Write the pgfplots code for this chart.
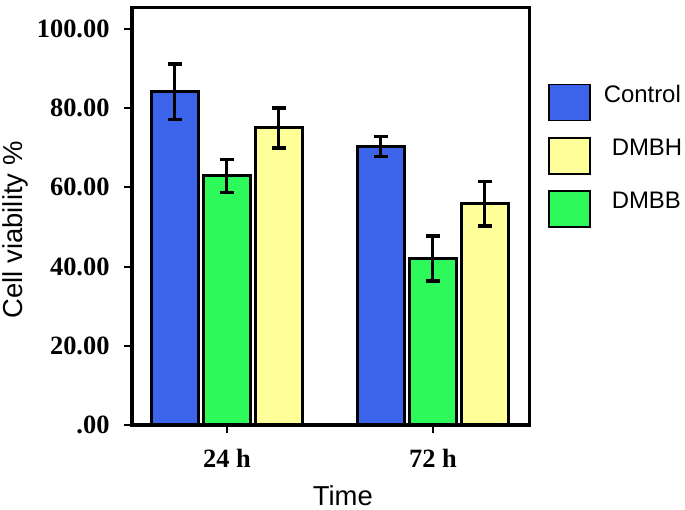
\documentclass[border=0pt]{standalone}
\usepackage{pgfplots}
\pgfplotsset{compat=1.18}
\usepackage{fontspec}
\setmainfont{Liberation Serif}
\setsansfont{Liberation Sans}
\definecolor{cblue}{RGB}{60,100,235}
\definecolor{cgreen}{RGB}{45,250,90}
\definecolor{cyellow}{RGB}{255,255,153}
\begin{document}
\begin{tikzpicture}
\useasboundingbox (0,0) rectangle (685bp,510bp);
\begin{axis}[
  at={(132bp,85bp)}, anchor=south west,
  scale only axis, width=397bp, height=417bp,
  xmin=-0.461, xmax=1.466, ymin=0, ymax=105.3,
  axis line style={line width=3bp},
  xtick={0,1}, xticklabels={24 h,72 h},
  ytick={0,20,40,60,80,100},
  yticklabels={.00,20.00,40.00,60.00,80.00,100.00},
  xtick pos=bottom, ytick pos=left,
  tick align=outside, major tick length=8bp,
  tick style={line width=2bp, black},
  ticklabel style={font=\bfseries\fontsize{26.5}{26.5}\selectfont},
  xticklabel style={yshift=-13bp},
  yticklabel style={xshift=-11bp},
  ylabel={Cell viability \%}, xlabel={Time},
  label style={font=\sffamily\fontsize{27.5}{27.5}\selectfont},
  ylabel style={at={(axis description cs:-0.293,0.468)}, anchor=center},
  xlabel style={at={(axis description cs:0.531,-0.170)}, anchor=center},
  ybar, bar width=47bp,
  error bars/y dir=both, error bars/y explicit,
  error bars/error bar style={line width=3bp, black},
  error bars/error mark options={rotate=90, mark size=7bp, line width=3.5bp, black},
  legend image code/.code={\draw[#1, line width=1.5bp] (0bp,-26bp) rectangle (41bp,10bp);},
  legend style={at={(axis description cs:1.048,0.820)}, anchor=north west,
    draw=none, fill=none, inner sep=0pt, row sep=15.5bp, column sep=11bp,
    font=\sffamily\fontsize{24}{24}\selectfont},
  legend cell align=left,
]
\addplot[fill=cblue, draw=black, line width=3bp, bar shift=-52bp, forget plot,
  error bars/y dir=both, error bars/y explicit] coordinates {(0,84.2) +- (0,7.0) (1,70.3) +- (0,2.5)};
\addplot[fill=cgreen, draw=black, line width=3bp, bar shift=0bp, forget plot,
  error bars/y dir=both, error bars/y explicit] coordinates {(0,62.9) +- (0,4.2) (1,42.0) +- (0,5.7)};
\addplot[fill=cyellow, draw=black, line width=3bp, bar shift=52bp, forget plot,
  error bars/y dir=both, error bars/y explicit] coordinates {(0,75.0) +- (0,5.0) (1,55.9) +- (0,5.6)};
\addlegendimage{fill=cblue, draw=black}\addlegendentry{Control}
\addlegendimage{fill=cyellow, draw=black}\addlegendentry{\hspace*{8bp}DMBH}
\addlegendimage{fill=cgreen, draw=black}\addlegendentry{\hspace*{8bp}DMBB}
\node[anchor=base west, inner sep=0pt, font=\sffamily\fontsize{24}{24}\selectfont] at (axis description cs:1.0824,0.9153) {groups};
\end{axis}
\end{tikzpicture}
\end{document}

Task instructions
Lines containing the word "code" must all be returned from the material above.

Solution for this task
Write the pgfplots code for this chart.
  legend image code/.code={\draw[#1, line width=1.5bp] (0bp,-26bp) rectangle (41bp,10bp);},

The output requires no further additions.